Today, the COP 20 UN Climate Negotiations in Lima begin. As part of the lead-up to a global climate agreement next year in Paris, governments around the world will be discussing their commitments for emissions reduction targets. These commitments are slated to come in the form of intended nationally-determined contributions (INDCs) and are due in March 2015 — three short months from now. Canada’s most recent ADP submission, a key document that will help shape our INDCs, avoids any mention of the tar sands and our increasing inability to meet emissions targets, and outlines only a handful of inadequate “solutions.” Here are the highlights, or should we say lowlights, from the dismal proposal.
Spoiler alert: brace yourselves for some serious face palms.

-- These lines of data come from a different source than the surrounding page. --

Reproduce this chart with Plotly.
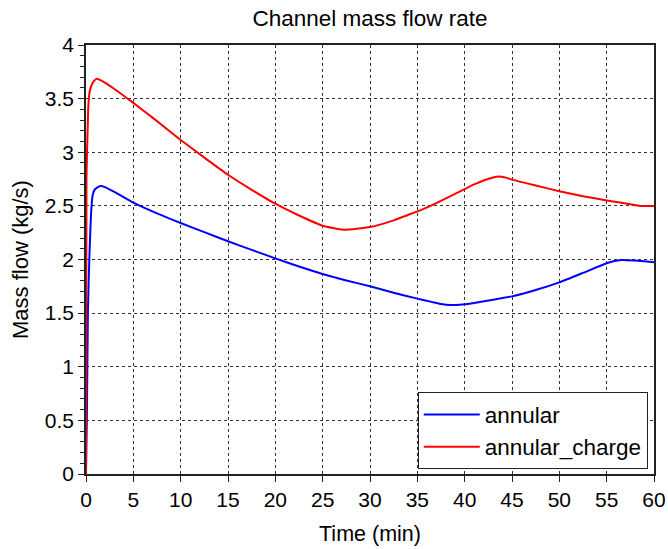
import plotly.graph_objects as go

# Data
t_annular = [0, 0.1, 0.2, 0.35, 0.45, 0.55, 0.7, 0.95, 1.5, 2, 3, 5, 7.5, 10, 12.5, 15,
             17.5, 20, 22.5, 25, 27.5, 30, 32.5, 35, 36.5, 37.5, 38.5, 39.5, 41, 42.5,
             45, 47.5, 50, 52.5, 55, 56.5, 58, 60]
annular = [0, 0.6, 1.5, 2.0, 2.25, 2.45, 2.6, 2.655, 2.685, 2.675, 2.63, 2.53, 2.43, 2.34,
           2.255, 2.17, 2.09, 2.01, 1.935, 1.865, 1.805, 1.75, 1.69, 1.635, 1.605, 1.585,
           1.575, 1.578, 1.595, 1.617, 1.656, 1.715, 1.787, 1.875, 1.965, 1.995, 1.99,
           1.975]

t_charge = [0, 0.05, 0.2, 0.25, 0.42, 0.7, 1.13, 2, 3, 5, 7.5, 10, 12.5, 15, 17.5, 20,
            22.5, 25, 27.2, 30, 32.5, 34, 35.5, 37, 38.5, 40, 41, 42, 43, 43.6, 44.3,
            45, 47.5, 50, 52.5, 55, 57.5, 58.5, 60]
annular_charge = [0, 2.76, 3.3, 3.44, 3.58, 3.645, 3.685, 3.65, 3.59, 3.46, 3.29, 3.115,
                  2.95, 2.79, 2.65, 2.52, 2.41, 2.315, 2.278, 2.303, 2.365, 2.415, 2.465,
                  2.525, 2.59, 2.657, 2.70, 2.737, 2.765, 2.775, 2.765, 2.745, 2.69,
                  2.637, 2.59, 2.551, 2.515, 2.50, 2.50]

x_ticks = list(range(0, 61, 5))
y_ticks = [0, 0.5, 1, 1.5, 2, 2.5, 3, 3.5, 4]
y_tick_labels = ["0", "0.5", "1", "1.5", "2", "2.5", "3", "3.5", "4"]

FONT = "Liberation Sans, Arial, sans-serif"

fig = go.Figure()
fig.add_trace(go.Scatter(x=t_annular, y=annular, mode="lines", name="annular",
                         line=dict(color="#0000FF", width=2, shape="spline", smoothing=0.5)))
fig.add_trace(go.Scatter(x=t_charge, y=annular_charge, mode="lines", name="annular_charge",
                         line=dict(color="#FF0000", width=2, shape="spline", smoothing=0.5)))

axis_common = dict(
    showline=True, linecolor="#222222", linewidth=1.5, mirror=True,
    showgrid=True, gridcolor="#333333", griddash="dot", gridwidth=1,
    ticks="outside", ticklen=6, tickcolor="#222222", tickwidth=1,
    tickfont=dict(family=FONT, size=21, color="black"),
    zeroline=False, automargin=False,
)

fig.update_xaxes(
    range=[0, 60], tickmode="array", tickvals=x_ticks,
    title=dict(text="Time (min)", font=dict(family=FONT, size=21.5, color="black"), standoff=16),
    **axis_common,
)
fig.update_yaxes(
    range=[0, 4], tickmode="array", tickvals=y_ticks, ticktext=y_tick_labels,
    minor=dict(ticks="outside", ticklen=4, tickcolor="#222222", dtick=0.1, showgrid=False),
    title=dict(text="Mass flow (kg/s)", font=dict(family=FONT, size=22, color="black"), standoff=10),
    **axis_common,
)

fig.update_layout(
    width=668, height=549,
    margin=dict(l=86, r=14, t=45, b=75, autoexpand=False),
    paper_bgcolor="white", plot_bgcolor="white",
    title=dict(text="Channel mass flow rate", x=0.5, xref="paper", xanchor="center",
               y=0.967, yref="container", yanchor="middle",
               font=dict(family=FONT, size=22.5, color="black")),
    legend=dict(x=0.989, y=0.011, xanchor="right", yanchor="bottom",
                bgcolor="white", bordercolor="#222222", borderwidth=1,
                itemwidth=56,
                font=dict(family=FONT, size=22.5, color="black")),
    showlegend=True,
)

fig.write_html("out.html")
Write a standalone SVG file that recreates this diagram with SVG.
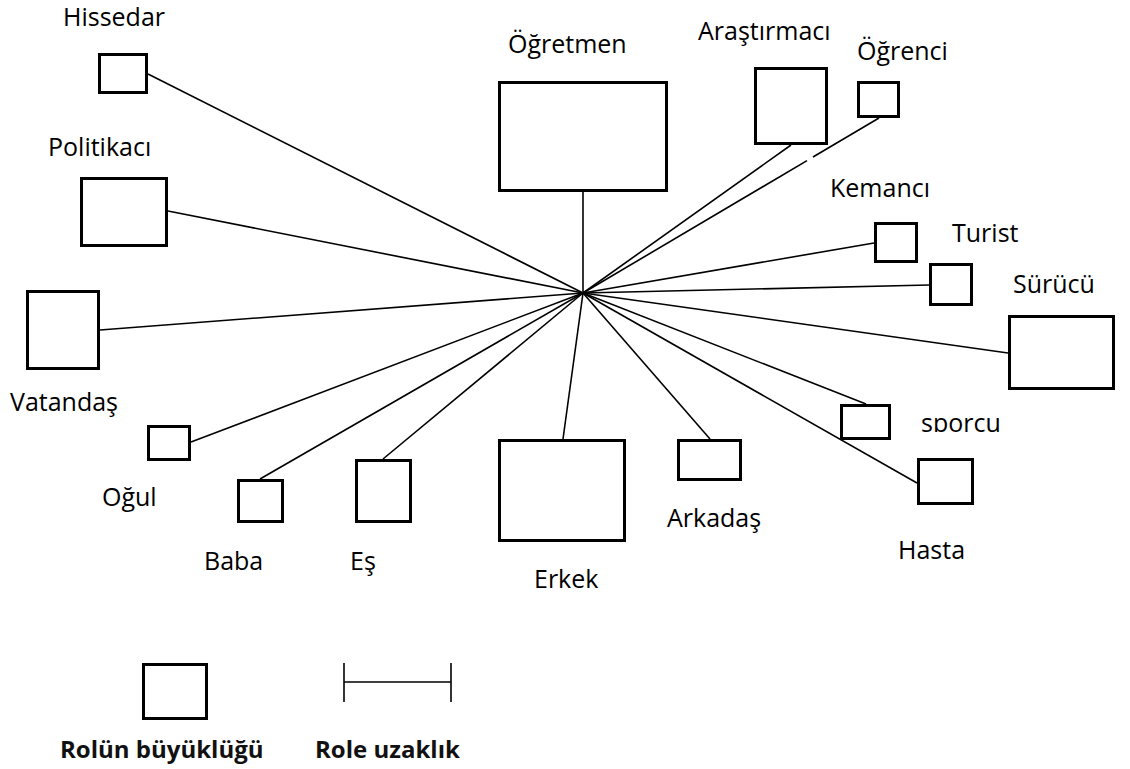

Carbon capture and storage
In its proposal, Canada also claims to be an authority on carbon capture and storage (CCS) — the complicated process of capturing, compressing, and storing CO2. In case you were starting to believe the government is actually trying to be environmentally friendly, don’t be duped: CCS is basically an advanced form of greenwashing that uses the sequestered CO2 to pump barrels of oil from the ground. That’s right, folks — with CCS fossil fuels can be exploited at a higher rate! This unproven technology also faces major barriers when it comes to actual implementation, which is possibly why it has never been successfully executed before. To make matters worse, it is considered to be the most expensive form of greenhouse gas mitigation — retrofitting just a single coal plant in Saskatchewan with CCS costs $1.4 billion. Even Brad Page, Chief Executive of the Global CCS Institute — ostensibly one of CCS’s biggest fans — has expressed doubt that it is ready to be replicated on a larger scale. Yet Canada has already spent up to $4.5 billion on carbon capture and storage research and development. Instead of investing billions of dollars in controversial CCS technology, we suggest investing in proven energy solutions like wind, solar and tidal, which are currently massively underutilized and underfunded in the country.